Wang Xiaofei, Bai Fangfang, Pang Herbert, George Stephen L
a Department of Biostatistics and Bioinformatics, Duke University , Durham , NC , USA.
b School of Statistics, University of International Business and Economics , Beijing , China.
J Biopharm Stat. 2019;29(4):592-605. doi: 10.1080/10543406.2019.1633659. Epub 2019 Jul 9.
For time-to-event outcomes, the Kaplan-Meier estimator is commonly used to estimate survival functions of treatment groups and to compute marginal treatment effects, such as the difference in survival rates between treatments at a landmark time. The derived estimates of the marginal treatment effect are uniformly consistent under general conditions when data are from randomized clinical trials. For data from observational studies, however, these statistical quantities are often biased due to treatment-selection bias. Propensity score-based methods estimate the survival function by adjusting for the disparity of propensity scores between treatment groups. Unfortunately, misspecification of the regression model can lead to biased estimates. Using an empirical likelihood (EL) method in which the moments of the covariate distribution of treatment groups are constrained to equality, we obtain consistent estimates of the survival functions and the marginal treatment effect. Equating moments of the covariate distribution between treatment groups simulate the covariate distribution that would have been obtained if the patients had been randomized to these treatment groups. We establish the consistency and the asymptotic limiting distribution of the proposed EL estimators. We demonstrate that the proposed estimator is robust to model misspecification. Simulation is used to study the finite sample properties of the proposed estimator. The proposed estimator is applied to a lung cancer observational study to compare two surgical procedures in treating early-stage lung cancer patients.
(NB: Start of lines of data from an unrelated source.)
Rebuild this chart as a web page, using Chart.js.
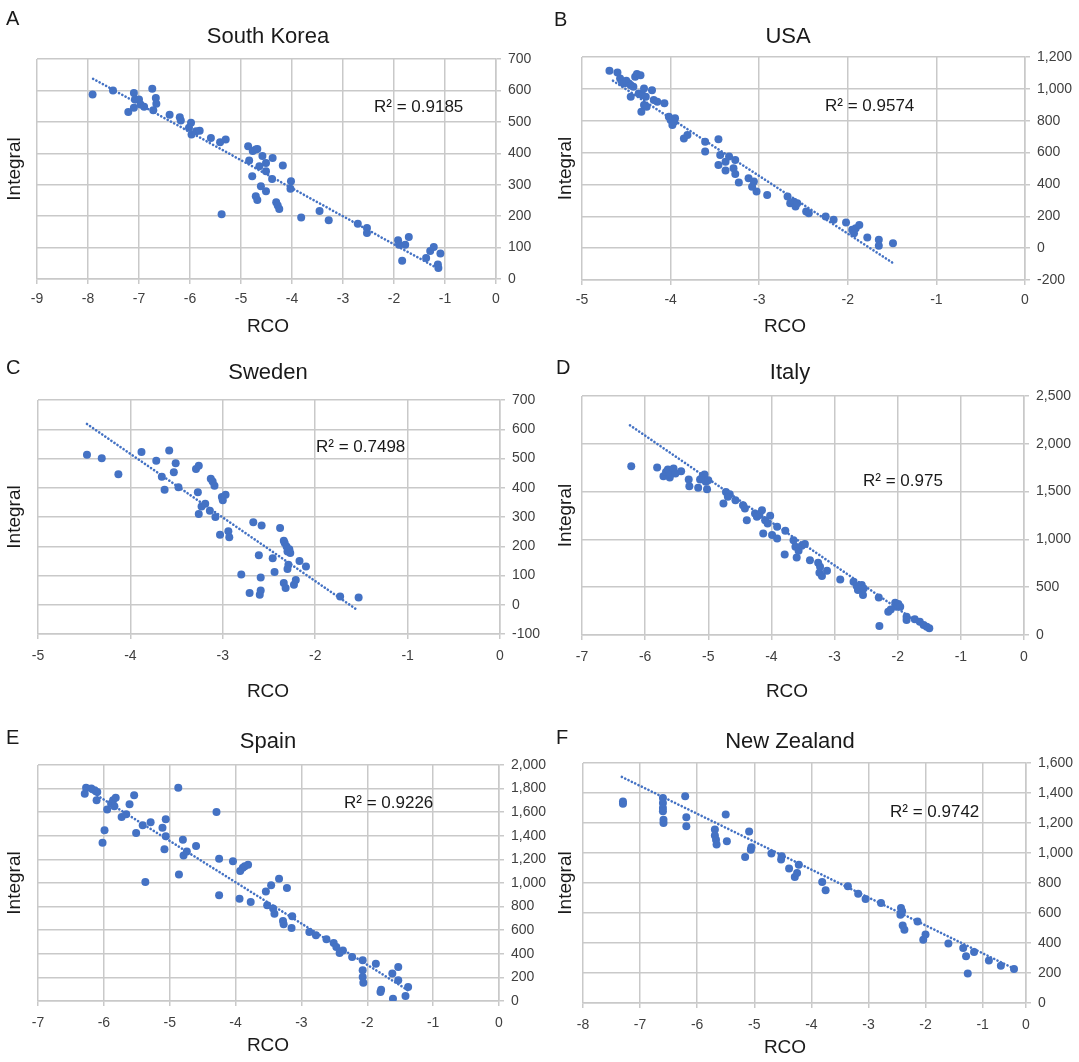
<!DOCTYPE html>
<html>
<head>
<meta charset="utf-8">
<title>RCO vs Integral</title>
<script src="https://cdn.jsdelivr.net/npm/chart.js@4.4.0/dist/chart.umd.min.js"></script>
<style>
    body { margin: 0; background: #fff; width: 1079px; height: 1062px; position: relative; overflow: hidden; }
    canvas { position: absolute; }
</style>
</head>
<body>
<canvas id="chartA" width="560" height="354" style="left:0;top:0"></canvas>
<canvas id="chartB" width="539" height="354" style="left:540px;top:0"></canvas>
<canvas id="chartC" width="560" height="354" style="left:0;top:354px"></canvas>
<canvas id="chartD" width="539" height="354" style="left:540px;top:354px"></canvas>
<canvas id="chartE" width="560" height="354" style="left:0;top:708px"></canvas>
<canvas id="chartF" width="539" height="354" style="left:540px;top:708px"></canvas>
<script>
// data points [RCO, Integral]
const southKorea = [
    [-7.91,587],[-7.51,600],[-7.21,531],[-7.10,592],[-7.08,571],[-7.10,545],[-7.00,571],[-6.97,555],
    [-6.90,548],[-6.74,605],[-6.67,576],[-6.66,558],[-6.72,537],[-6.40,523],[-6.20,515],[-6.18,504],
    [-5.98,497],[-6.02,481],[-5.97,460],[-5.88,470],[-5.81,472],[-5.59,449],[-5.41,435],[-5.30,444],
    [-5.38,206],[-4.86,422],[-4.77,407],[-4.71,412],[-4.68,414],[-4.84,377],[-4.58,391],[-4.51,369],
    [-4.64,359],[-4.51,343],[-4.38,385],[-4.18,361],[-4.78,327],[-4.39,318],[-4.02,311],[-4.03,287],
    [-4.61,295],[-4.51,279],[-4.71,263],[-4.68,251],[-4.31,244],[-4.28,234],[-4.25,223],[-3.82,196],
    [-3.46,216],[-3.28,187],[-2.71,176],[-2.53,162],[-2.53,146],[-1.92,123],[-1.90,109],[-1.78,109],
    [-1.71,134],[-1.84,58],[-1.37,67],[-1.29,89],[-1.22,102],[-1.09,81],[-1.14,46],[-1.13,35]
];
const usa = [
    [-4.69,1113],[-4.60,1103],[-4.57,1065],[-4.55,1044],[-4.53,1034],[-4.50,1051],[-4.47,1034],[-4.45,1023],
    [-4.42,1013],[-4.40,1076],[-4.38,1093],[-4.34,1086],[-4.45,950],[-4.36,971],[-4.32,961],[-4.30,1003],
    [-4.28,950],[-4.21,992],[-4.33,856],[-4.30,898],[-4.27,888],[-4.19,930],[-4.15,919],[-4.07,909],
    [-4.02,825],[-4.00,804],[-3.98,773],[-3.95,815],[-3.96,794],[-3.85,689],[-3.81,710],[-3.61,668],
    [-3.61,606],[-3.46,683],[-3.44,585],[-3.46,522],[-3.38,543],[-3.34,575],[-3.27,554],[-3.29,501],
    [-3.38,487],[-3.27,466],[-3.23,412],[-3.12,439],[-3.08,386],[-3.06,418],[-3.03,355],[-2.91,334],
    [-2.68,324],[-2.65,282],[-2.61,292],[-2.59,261],[-2.57,282],[-2.47,230],[-2.44,219],[-2.25,198],
    [-2.16,178],[-2.02,161],[-1.95,115],[-1.93,94],[-1.91,125],[-1.87,146],[-1.78,67],[-1.65,52],
    [-1.65,15],[-1.49,31]
];
const sweden = [
    [-4.47,513],[-4.31,501],[-4.13,446],[-3.88,522],[-3.72,492],[-3.66,438],[-3.63,393],[-3.58,527],
    [-3.53,453],[-3.51,484],[-3.48,402],[-3.29,464],[-3.26,475],[-3.27,385],[-3.26,310],[-3.23,336],
    [-3.19,345],[-3.14,321],[-3.13,431],[-3.11,421],[-3.09,407],[-3.08,300],[-3.01,368],[-3.00,357],
    [-2.97,376],[-3.03,239],[-2.94,251],[-2.93,231],[-2.80,103],[-2.71,40],[-2.67,282],[-2.61,169],
    [-2.60,34],[-2.59,49],[-2.59,93],[-2.58,271],[-2.46,159],[-2.44,112],[-2.38,262],[-2.34,219],
    [-2.34,74],[-2.33,211],[-2.32,57],[-2.31,199],[-2.30,182],[-2.29,137],[-2.30,122],[-2.28,190],
    [-2.27,177],[-2.23,68],[-2.21,85],[-2.17,150],[-2.10,131],[-1.73,28],[-1.53,25]
];
const italy = [
    [-6.22,1765],[-5.81,1751],[-5.71,1661],[-5.67,1706],[-5.64,1731],[-5.61,1647],[-5.60,1678],[-5.55,1741],
    [-5.52,1689],[-5.43,1713],[-5.31,1626],[-5.30,1556],[-5.16,1539],[-5.13,1626],[-5.09,1661],[-5.06,1678],
    [-5.04,1602],[-5.02,1525],[-5.00,1619],[-4.76,1375],[-4.72,1497],[-4.69,1445],[-4.66,1473],[-4.57,1410],
    [-4.45,1358],[-4.42,1323],[-4.39,1201],[-4.26,1271],[-4.23,1236],[-4.19,1254],[-4.15,1306],[-4.13,1062],
    [-4.10,1201],[-4.06,1166],[-4.02,1247],[-3.99,1045],[-3.91,1132],[-3.91,1010],[-3.78,1090],[-3.79,843],
    [-3.65,992],[-3.62,923],[-3.60,811],[-3.57,881],[-3.52,933],[-3.47,951],[-3.39,783],[-3.26,756],
    [-3.23,714],[-3.24,651],[-3.20,616],[-3.12,672],[-2.91,581],[-2.70,557],[-2.65,512],[-2.63,470],
    [-2.57,522],[-2.55,418],[-2.54,487],[-2.30,393],[-2.29,94],[-2.15,244],[-2.11,268],[-2.04,338],
    [-2.02,296],[-1.99,324],[-1.96,296],[-1.86,192],[-1.86,157],[-1.73,164],[-1.65,139],[-1.59,104],
    [-1.54,87],[-1.50,70]
];
const spain = [
    [-6.29,1757],[-6.27,1808],[-6.19,1800],[-6.14,1785],[-6.10,1771],[-6.11,1701],[-5.99,1446],[-6.02,1342],
    [-5.95,1622],[-5.89,1672],[-5.86,1701],[-5.82,1723],[-5.84,1650],[-5.73,1559],[-5.66,1582],[-5.61,1667],
    [-5.54,1743],[-5.51,1424],[-5.41,1489],[-5.37,1008],[-5.29,1514],[-5.11,1469],[-5.08,1285],[-5.06,1540],
    [-5.06,1396],[-4.87,1808],[-4.86,1071],[-4.80,1367],[-4.79,1234],[-4.74,1268],[-4.60,1314],[-4.29,1602],
    [-4.25,1206],[-4.25,896],[-4.04,1184],[-3.94,867],[-3.93,1102],[-3.89,1130],[-3.86,1141],[-3.81,1155],
    [-3.77,839],[-3.54,929],[-3.52,811],[-3.46,980],[-3.43,783],[-3.41,740],[-3.34,1037],[-3.28,678],
    [-3.27,650],[-3.22,958],[-3.14,718],[-3.15,619],[-2.88,585],[-2.78,557],[-2.62,523],[-2.51,492],
    [-2.47,458],[-2.42,407],[-2.37,429],[-2.23,373],[-2.07,345],[-2.07,260],[-2.07,203],[-2.06,155],
    [-1.87,316],[-1.80,76],[-1.79,96],[-1.62,232],[-1.61,20],[-1.53,288],[-1.53,175],[-1.42,42],[-1.38,119]
];
const newZealand = [
    [-7.30,1344],[-7.30,1329],[-6.60,1367],[-6.60,1333],[-6.60,1300],[-6.60,1278],[-6.59,1222],[-6.59,1200],
    [-6.21,1378],[-6.19,1238],[-6.19,1178],[-5.69,1156],[-5.69,1116],[-5.67,1089],[-5.66,1056],[-5.50,1256],
    [-5.48,1078],[-5.16,973],[-5.09,1144],[-5.06,1022],[-5.05,1038],[-4.70,996],[-4.53,956],[-4.52,978],
    [-4.39,896],[-4.29,840],[-4.25,867],[-4.22,922],[-3.81,807],[-3.75,751],[-3.36,778],[-3.18,729],
    [-3.05,693],[-2.78,667],[-2.43,633],[-2.44,589],[-2.41,611],[-2.40,516],[-2.37,489],[-2.14,544],
    [-2.04,422],[-2.00,456],[-1.60,396],[-1.34,367],[-1.29,311],[-1.26,196],[-1.15,340],[-0.89,284],
    [-0.68,249],[-0.45,227]
];

// linear trendline ends
const trendA = [[-7.90,637],[-1.10,30]];
const trendB = [[-4.65,1051],[-1.50,-90]];
const trendC = [[-4.47,618],[-1.54,-19]];
const trendD = [[-6.24,2194],[-1.49,45]];
const trendE = [[-6.29,1808],[-1.38,90]];
const trendF = [[-7.32,1507],[-0.41,222]];

const r2Labels = ['R² = 0.9185', 'R² = 0.9574', 'R² = 0.7498', 'R² = 0.975', 'R² = 0.9226', 'R² = 0.9742'];
const countries = ['South Korea', 'USA', 'Sweden', 'Italy', 'Spain', 'New Zealand'];
const letters = ['A', 'B', 'C', 'D', 'E', 'F'];

// axis ranges [min, max, step]
const xRanges = [[-9,0,1],[-5,0,1],[-5,0,1],[-7,0,1],[-7,0,1],[-8,-0.24,1]];
const yRanges = [[0,700,100],[-200,1200,200],[-100,700,100],[0,2500,500],[0,2000,200],[0,1600,200]];

// panel layout (pixels inside each canvas)
const panels = [
    { id: 'chartA', data: southKorea, trend: trendA, pad: [37,59], yW: 64, xH: 75, tickPad: 7,
      letter: [6,19], title: [268,37], r2: [374,107], rco: [268,327], integralX: 15 },
    { id: 'chartB', data: usa, trend: trendB, pad: [42,57], yW: 54, xH: 74, tickPad: 7,
      letter: [14,20], title: [248,37], r2: [285,106], rco: [245,327], integralX: 26 },
    { id: 'chartC', data: sweden, trend: trendC, pad: [38,46], yW: 60, xH: 74, tickPad: 9,
      letter: [6,14], title: [268,19], r2: [316,93], rco: [268,338], integralX: 15 },
    { id: 'chartD', data: italy, trend: trendD, pad: [42,42], yW: 55, xH: 73, tickPad: 9,
      letter: [16,14], title: [250,19], r2: [323,127], rco: [247,338], integralX: 26 },
    { id: 'chartE', data: spain, trend: trendE, pad: [38,57], yW: 61, xH: 61, tickPad: 9,
      letter: [6,30], title: [268,34], r2: [344,95], rco: [268,338], integralX: 15 },
    { id: 'chartF', data: newZealand, trend: trendF, pad: [43,55], yW: 53, xH: 59, tickPad: 9,
      letter: [16,30], title: [250,34], r2: [350,104], rco: [245,340], integralX: 26 }
];

const FONT = '"Liberation Sans", Arial, sans-serif';
const BLUE = '#4472c4';
const GRID = '#c9c9c9';

// texts drawn around the plot (letter, title, R², axis names)
const panelText = {
    id: 'panelText',
    afterDraw(chart, args, opts) {
        const ctx = chart.ctx;
        const area = chart.chartArea;
        ctx.save();
        ctx.fillStyle = '#1a1a1a';
        ctx.textBaseline = 'middle';

        ctx.textAlign = 'left';
        ctx.font = `20px ${FONT}`;
        ctx.fillText(opts.letter, opts.letterPos[0], opts.letterPos[1]);

        ctx.textAlign = 'center';
        ctx.font = `22px ${FONT}`;
        ctx.fillText(opts.title, opts.titlePos[0], opts.titlePos[1]);

        ctx.textAlign = 'left';
        ctx.font = `17px ${FONT}`;
        ctx.fillText(opts.r2, opts.r2Pos[0], opts.r2Pos[1]);

        ctx.textAlign = 'center';
        ctx.font = `19px ${FONT}`;
        ctx.fillText('RCO', opts.rcoPos[0], opts.rcoPos[1]);

        ctx.translate(opts.integralX, (area.top + area.bottom) / 2);
        ctx.rotate(-Math.PI / 2);
        ctx.fillText('Integral', 0, 0);
        ctx.restore();
    }
};

function buildChart(p, i) {
    const [xMin, xMax, xStep] = xRanges[i];
    const [yMin, yMax, yStep] = yRanges[i];
    const ctx = document.getElementById(p.id).getContext('2d');

    return new Chart(ctx, {
        type: 'scatter',
        data: {
            datasets: [{
                data: p.trend.map(d => ({ x: d[0], y: d[1] })),
                showLine: true,
                borderColor: BLUE,
                borderWidth: 2.6,
                borderDash: [0.1, 3.6],
                borderCapStyle: 'round',
                pointRadius: 0,
                order: 0
            }, {
                data: p.data.map(d => ({ x: d[0], y: d[1] })),
                backgroundColor: BLUE,
                borderWidth: 0,
                pointRadius: 4,
                order: 1
            }]
        },
        options: {
            responsive: false,
            animation: false,
            locale: 'en-US',
            layout: { padding: { left: p.pad[0], top: p.pad[1], right: 0, bottom: 0 } },
            plugins: {
                legend: { display: false },
                tooltip: { enabled: false },
                panelText: {
                    letter: letters[i], letterPos: p.letter,
                    title: countries[i], titlePos: p.title,
                    r2: r2Labels[i], r2Pos: p.r2,
                    rcoPos: p.rco, integralX: p.integralX
                }
            },
            scales: {
                x: {
                    type: 'linear',
                    min: xMin, max: xMax,
                    afterFit: s => { s.height = p.xH; },
                    afterBuildTicks: s => {
                        // last tick sits on the axis end (New Zealand axis stops short of 0)
                        const ticks = [];
                        for (let v = xMin; v <= Math.floor(xMax) + 1e-9; v += xStep) ticks.push({ value: v });
                        if (ticks[ticks.length - 1].value !== xMax) ticks.push({ value: xMax });
                        s.ticks = ticks;
                    },
                    ticks: {
                        color: '#404040',
                        font: { family: FONT, size: 14 },
                        padding: p.tickPad,
                        maxRotation: 0,
                        callback: v => (v === xMax ? '0' : String(v))
                    },
                    grid: { color: GRID, lineWidth: 1.5, tickLength: 5 },
                    border: { color: GRID, width: 1.5 }
                },
                y: {
                    position: 'right',
                    min: yMin, max: yMax,
                    afterFit: s => { s.width = p.yW; },
                    ticks: {
                        stepSize: yStep,
                        color: '#404040',
                        font: { family: FONT, size: 14 },
                        padding: 7
                    },
                    grid: { color: GRID, lineWidth: 1.5, tickLength: 5 },
                    border: { color: GRID, width: 1.5 }
                }
            }
        },
        plugins: [panelText]
    });
}

window.onload = () => panels.forEach(buildChart);
</script>
</body>
</html>
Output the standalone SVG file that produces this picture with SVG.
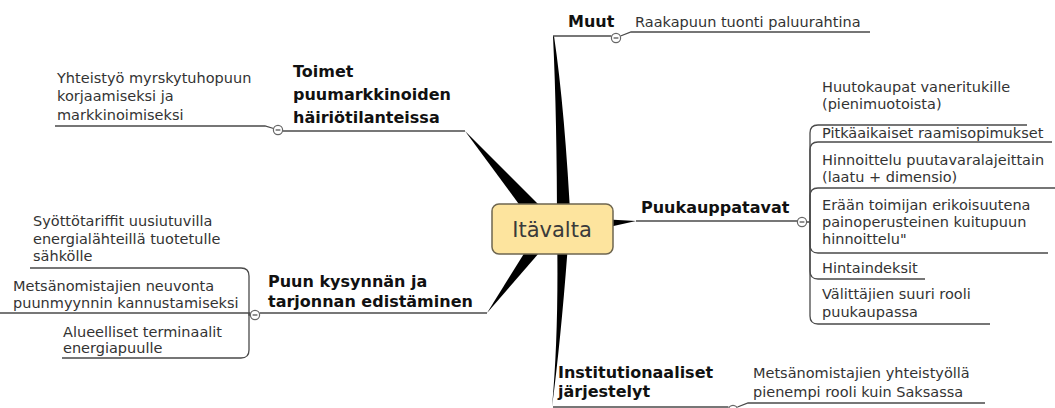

对于事件发生时间结局,常用Kaplan-Meier估计量来估计治疗组的生存函数,并计算边际治疗效果,比如在某个标志性时间点治疗之间生存率的差异。当数据来自随机临床试验时,在一般条件下,边际治疗效果的导出估计量是一致的。然而,对于来自观察性研究的数据,由于治疗选择偏倚,这些统计量往往存在偏差。基于倾向评分的方法通过调整治疗组之间倾向评分的差异来估计生存函数。不幸的是,回归模型的错误设定会导致有偏差的估计。使用一种经验似然(EL)方法,其中治疗组协变量分布的矩被约束为相等,我们得到了生存函数和边际治疗效果的一致估计。使治疗组之间协变量分布的矩相等,模拟了如果患者被随机分配到这些治疗组本应得到的协变量分布。我们建立了所提出的EL估计量的一致性和渐近极限分布。我们证明所提出的估计量对模型错误设定具有稳健性。通过模拟研究所提出估计量的有限样本性质。将所提出的估计量应用于一项肺癌观察性研究,以比较两种治疗早期肺癌患者的手术方法。